Der Landesparteichef sagte, er selber besitze einen "kritischen Blick" auf die Geschichte seiner Partei in der DDR. Ihn persönlich habe "irritiert", dass die CDU während der Wende versuchte, die Montagsdemonstrationen für sich zu vereinnahmen. Der heute 43-jährige Politiker war 1989 Mitglied des Neuen Forums und trat erst später in die Union ein.

Mohring, der auch die Landtagsfraktion führt, plädierte für eine differenzierte Sichtweise der DDR-Zeit. So hätten die Führungsebenen in der Block-CDU nach der Gleichschaltung "eine systemtragende Funktion" besessen. Hingegen habe die Basis als Nische für Christen, Andersdenkende aber auch Opportunisten gedient. Klar sei zudem, dass die führende Rolle durch die SED ausgeübt worden sei.

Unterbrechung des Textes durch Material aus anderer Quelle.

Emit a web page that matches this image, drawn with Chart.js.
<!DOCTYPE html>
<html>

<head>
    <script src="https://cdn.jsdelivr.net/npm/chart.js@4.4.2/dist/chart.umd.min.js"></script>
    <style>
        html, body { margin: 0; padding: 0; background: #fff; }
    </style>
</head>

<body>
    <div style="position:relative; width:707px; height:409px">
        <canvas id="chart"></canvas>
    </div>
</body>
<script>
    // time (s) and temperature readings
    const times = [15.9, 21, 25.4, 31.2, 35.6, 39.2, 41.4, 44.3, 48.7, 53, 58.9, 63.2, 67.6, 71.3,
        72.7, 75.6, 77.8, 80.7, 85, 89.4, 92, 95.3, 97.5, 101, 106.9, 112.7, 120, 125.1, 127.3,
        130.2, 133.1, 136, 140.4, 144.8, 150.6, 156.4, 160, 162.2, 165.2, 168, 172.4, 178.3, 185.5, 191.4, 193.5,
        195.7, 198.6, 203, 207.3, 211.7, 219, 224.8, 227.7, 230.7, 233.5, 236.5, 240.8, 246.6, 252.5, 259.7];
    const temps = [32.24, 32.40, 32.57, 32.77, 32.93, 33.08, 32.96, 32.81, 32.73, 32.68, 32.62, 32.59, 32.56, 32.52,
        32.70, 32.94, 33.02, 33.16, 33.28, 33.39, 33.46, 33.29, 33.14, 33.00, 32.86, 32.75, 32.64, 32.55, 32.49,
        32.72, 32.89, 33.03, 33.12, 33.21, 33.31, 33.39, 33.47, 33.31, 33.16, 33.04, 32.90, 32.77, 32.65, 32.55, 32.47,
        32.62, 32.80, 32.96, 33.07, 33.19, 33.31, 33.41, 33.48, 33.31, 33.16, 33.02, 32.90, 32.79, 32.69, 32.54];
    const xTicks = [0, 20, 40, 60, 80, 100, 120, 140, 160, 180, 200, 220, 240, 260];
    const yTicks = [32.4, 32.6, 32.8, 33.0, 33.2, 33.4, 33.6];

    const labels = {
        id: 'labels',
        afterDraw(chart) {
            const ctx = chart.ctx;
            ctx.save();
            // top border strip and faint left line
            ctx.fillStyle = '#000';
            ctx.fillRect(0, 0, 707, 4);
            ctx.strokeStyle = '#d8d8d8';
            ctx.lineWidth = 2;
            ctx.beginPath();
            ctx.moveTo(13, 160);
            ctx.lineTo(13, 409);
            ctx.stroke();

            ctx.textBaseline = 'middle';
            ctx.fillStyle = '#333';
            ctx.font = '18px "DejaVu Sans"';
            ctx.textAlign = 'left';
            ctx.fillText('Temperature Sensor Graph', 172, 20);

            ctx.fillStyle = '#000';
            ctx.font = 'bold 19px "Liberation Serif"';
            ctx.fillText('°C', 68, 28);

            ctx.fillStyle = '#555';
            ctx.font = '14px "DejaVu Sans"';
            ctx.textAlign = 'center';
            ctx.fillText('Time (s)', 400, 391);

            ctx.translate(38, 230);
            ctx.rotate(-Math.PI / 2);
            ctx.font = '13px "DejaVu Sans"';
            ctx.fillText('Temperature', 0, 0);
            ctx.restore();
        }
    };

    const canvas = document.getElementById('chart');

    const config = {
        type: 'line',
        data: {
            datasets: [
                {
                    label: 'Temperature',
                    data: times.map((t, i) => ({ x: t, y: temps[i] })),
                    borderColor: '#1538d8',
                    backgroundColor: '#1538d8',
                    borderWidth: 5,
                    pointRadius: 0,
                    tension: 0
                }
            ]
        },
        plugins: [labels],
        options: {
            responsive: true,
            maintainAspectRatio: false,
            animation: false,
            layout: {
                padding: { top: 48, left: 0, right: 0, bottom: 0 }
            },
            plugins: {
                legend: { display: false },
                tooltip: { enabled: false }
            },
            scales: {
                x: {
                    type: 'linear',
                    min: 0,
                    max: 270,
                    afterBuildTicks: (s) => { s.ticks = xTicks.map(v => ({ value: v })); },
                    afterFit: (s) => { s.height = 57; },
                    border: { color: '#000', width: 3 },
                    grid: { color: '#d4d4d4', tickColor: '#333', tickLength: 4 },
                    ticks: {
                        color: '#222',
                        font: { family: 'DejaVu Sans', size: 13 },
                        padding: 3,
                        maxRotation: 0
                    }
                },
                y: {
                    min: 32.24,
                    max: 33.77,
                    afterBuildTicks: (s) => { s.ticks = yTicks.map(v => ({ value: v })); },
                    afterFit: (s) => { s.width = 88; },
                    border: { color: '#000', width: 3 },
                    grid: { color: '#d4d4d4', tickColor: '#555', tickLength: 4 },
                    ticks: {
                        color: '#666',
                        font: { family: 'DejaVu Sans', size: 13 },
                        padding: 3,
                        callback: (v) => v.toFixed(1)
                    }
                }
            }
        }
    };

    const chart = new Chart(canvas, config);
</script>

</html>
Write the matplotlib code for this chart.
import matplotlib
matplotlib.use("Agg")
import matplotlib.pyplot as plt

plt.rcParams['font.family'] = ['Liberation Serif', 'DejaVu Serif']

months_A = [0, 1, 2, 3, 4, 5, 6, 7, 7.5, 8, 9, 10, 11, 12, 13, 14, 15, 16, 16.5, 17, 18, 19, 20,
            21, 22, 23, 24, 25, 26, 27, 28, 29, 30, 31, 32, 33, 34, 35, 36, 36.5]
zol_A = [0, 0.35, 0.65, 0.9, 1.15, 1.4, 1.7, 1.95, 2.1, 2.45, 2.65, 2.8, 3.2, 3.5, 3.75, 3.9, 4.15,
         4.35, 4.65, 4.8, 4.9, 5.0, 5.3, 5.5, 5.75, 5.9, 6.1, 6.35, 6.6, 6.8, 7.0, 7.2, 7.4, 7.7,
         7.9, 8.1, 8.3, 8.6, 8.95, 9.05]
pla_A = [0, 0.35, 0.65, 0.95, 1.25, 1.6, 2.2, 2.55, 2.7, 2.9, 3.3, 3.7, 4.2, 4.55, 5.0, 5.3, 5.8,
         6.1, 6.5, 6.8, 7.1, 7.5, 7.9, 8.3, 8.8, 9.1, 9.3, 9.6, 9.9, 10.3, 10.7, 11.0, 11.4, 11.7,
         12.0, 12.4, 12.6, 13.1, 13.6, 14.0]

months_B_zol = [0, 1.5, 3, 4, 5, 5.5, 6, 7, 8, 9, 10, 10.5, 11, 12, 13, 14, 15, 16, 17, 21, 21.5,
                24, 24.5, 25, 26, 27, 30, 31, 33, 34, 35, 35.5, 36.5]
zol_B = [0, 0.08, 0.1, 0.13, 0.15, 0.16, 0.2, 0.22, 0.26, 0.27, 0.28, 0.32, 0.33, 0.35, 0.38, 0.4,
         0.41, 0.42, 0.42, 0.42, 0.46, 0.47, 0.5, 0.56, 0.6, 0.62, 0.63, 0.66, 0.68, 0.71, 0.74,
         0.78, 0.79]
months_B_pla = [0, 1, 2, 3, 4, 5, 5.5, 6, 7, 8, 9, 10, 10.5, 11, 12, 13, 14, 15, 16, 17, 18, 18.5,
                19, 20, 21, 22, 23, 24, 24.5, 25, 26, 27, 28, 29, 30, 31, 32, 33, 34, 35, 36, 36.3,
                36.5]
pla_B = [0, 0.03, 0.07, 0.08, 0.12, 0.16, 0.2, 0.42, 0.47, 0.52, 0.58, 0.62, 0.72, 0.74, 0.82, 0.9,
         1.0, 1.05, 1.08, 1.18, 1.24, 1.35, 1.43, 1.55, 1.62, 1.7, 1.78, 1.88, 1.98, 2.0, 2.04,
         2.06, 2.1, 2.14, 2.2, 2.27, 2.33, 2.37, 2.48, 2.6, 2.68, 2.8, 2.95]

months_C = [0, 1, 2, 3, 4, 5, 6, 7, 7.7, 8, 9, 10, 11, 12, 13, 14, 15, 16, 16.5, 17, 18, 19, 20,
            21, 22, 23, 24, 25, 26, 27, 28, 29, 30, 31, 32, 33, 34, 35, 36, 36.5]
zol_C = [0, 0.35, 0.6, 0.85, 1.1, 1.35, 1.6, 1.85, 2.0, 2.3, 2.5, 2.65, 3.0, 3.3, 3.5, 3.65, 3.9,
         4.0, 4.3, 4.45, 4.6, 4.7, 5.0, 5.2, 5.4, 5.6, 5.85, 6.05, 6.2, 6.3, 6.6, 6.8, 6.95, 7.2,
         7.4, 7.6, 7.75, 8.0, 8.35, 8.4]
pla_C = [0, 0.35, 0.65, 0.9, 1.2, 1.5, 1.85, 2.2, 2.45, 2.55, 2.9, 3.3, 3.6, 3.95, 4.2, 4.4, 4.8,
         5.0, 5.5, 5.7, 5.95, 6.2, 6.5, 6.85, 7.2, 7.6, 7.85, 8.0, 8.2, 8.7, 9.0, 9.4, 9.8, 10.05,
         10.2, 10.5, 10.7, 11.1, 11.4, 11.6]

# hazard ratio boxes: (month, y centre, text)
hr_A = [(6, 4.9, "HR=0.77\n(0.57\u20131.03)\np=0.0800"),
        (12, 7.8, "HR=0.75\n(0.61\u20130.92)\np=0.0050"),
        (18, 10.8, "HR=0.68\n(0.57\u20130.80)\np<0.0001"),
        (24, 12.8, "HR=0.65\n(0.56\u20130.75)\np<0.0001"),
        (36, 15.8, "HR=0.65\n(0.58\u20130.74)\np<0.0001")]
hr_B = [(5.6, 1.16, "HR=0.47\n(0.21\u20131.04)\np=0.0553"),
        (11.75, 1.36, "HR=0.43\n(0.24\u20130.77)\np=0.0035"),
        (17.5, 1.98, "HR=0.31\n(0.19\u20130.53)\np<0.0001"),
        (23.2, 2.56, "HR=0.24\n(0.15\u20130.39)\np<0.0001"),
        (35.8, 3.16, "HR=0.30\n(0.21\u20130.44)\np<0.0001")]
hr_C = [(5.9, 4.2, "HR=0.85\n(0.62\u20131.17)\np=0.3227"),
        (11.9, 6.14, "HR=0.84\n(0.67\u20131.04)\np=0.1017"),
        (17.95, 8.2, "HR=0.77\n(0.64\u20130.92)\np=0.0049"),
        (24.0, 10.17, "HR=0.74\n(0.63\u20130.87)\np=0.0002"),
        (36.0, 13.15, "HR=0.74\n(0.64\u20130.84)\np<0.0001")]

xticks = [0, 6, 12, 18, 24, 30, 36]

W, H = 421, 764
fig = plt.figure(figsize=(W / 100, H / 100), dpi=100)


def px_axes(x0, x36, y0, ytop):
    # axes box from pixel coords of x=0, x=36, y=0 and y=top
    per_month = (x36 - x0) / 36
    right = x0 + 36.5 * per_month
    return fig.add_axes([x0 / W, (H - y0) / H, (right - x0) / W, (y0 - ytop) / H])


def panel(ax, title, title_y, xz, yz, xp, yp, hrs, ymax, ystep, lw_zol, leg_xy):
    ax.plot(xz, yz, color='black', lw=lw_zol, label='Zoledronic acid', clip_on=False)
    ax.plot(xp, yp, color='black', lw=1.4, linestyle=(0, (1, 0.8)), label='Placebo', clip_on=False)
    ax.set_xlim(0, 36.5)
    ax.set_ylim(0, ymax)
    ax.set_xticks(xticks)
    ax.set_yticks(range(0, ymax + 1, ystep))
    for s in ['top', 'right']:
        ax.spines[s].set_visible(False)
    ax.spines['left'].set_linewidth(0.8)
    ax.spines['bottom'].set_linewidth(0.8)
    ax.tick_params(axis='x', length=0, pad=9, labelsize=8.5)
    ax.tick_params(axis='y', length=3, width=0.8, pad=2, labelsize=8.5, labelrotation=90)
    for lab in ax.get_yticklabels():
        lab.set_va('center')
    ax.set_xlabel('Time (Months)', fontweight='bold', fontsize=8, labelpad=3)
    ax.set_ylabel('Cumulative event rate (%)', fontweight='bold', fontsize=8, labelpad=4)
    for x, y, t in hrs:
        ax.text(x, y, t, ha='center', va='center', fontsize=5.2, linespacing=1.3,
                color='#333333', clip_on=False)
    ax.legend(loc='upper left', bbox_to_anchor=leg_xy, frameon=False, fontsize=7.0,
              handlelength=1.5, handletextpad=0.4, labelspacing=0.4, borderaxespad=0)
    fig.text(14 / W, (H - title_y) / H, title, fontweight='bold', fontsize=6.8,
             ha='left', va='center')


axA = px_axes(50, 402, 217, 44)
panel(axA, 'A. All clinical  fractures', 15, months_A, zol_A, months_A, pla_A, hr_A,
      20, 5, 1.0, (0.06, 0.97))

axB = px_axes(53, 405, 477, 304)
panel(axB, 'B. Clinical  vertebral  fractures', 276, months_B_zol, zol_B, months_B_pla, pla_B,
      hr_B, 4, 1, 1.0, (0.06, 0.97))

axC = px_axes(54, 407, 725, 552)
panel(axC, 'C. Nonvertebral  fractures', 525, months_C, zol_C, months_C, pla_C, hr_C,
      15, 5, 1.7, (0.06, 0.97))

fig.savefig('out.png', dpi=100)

Forderung nach Gedenktag für Opfer des SED-Regimes

Thüringens Landtagspräsident Christian Carius hatte am Dienstag einen bundesweiten "Gedenktag für die Opfer des SED-Regimes" vorgeschlagen, wie das "Neue Deutschland" berichtete. Es sei wichtig, "die Erinnerung an das Unrecht der SED-Diktatur dauerhaft im kollektiven Gedächtnis der Deutschen zu verankern", sagte Carius bei einer Diskussionsveranstaltung in Anwesenheit des neuen Regierungschefs Ramelow.

Der Bundesbeauftragte für die Stasiunterlagen, Roland Jahn, forderte die Linke auf, sich klar zu ihrer Verantwortung für das SED-Unrecht zu bekennen und dabei auch auf jene zuzugehen, denen Unrecht widerfahren sei. Ramelow sicherte zu, er werde sich wo immer möglich für eine umfassende Aufarbeitung der DDR-Vergangenheit einsetzen. Den Vorstoß Carius' nannte er "eine berechtigte Überlegung".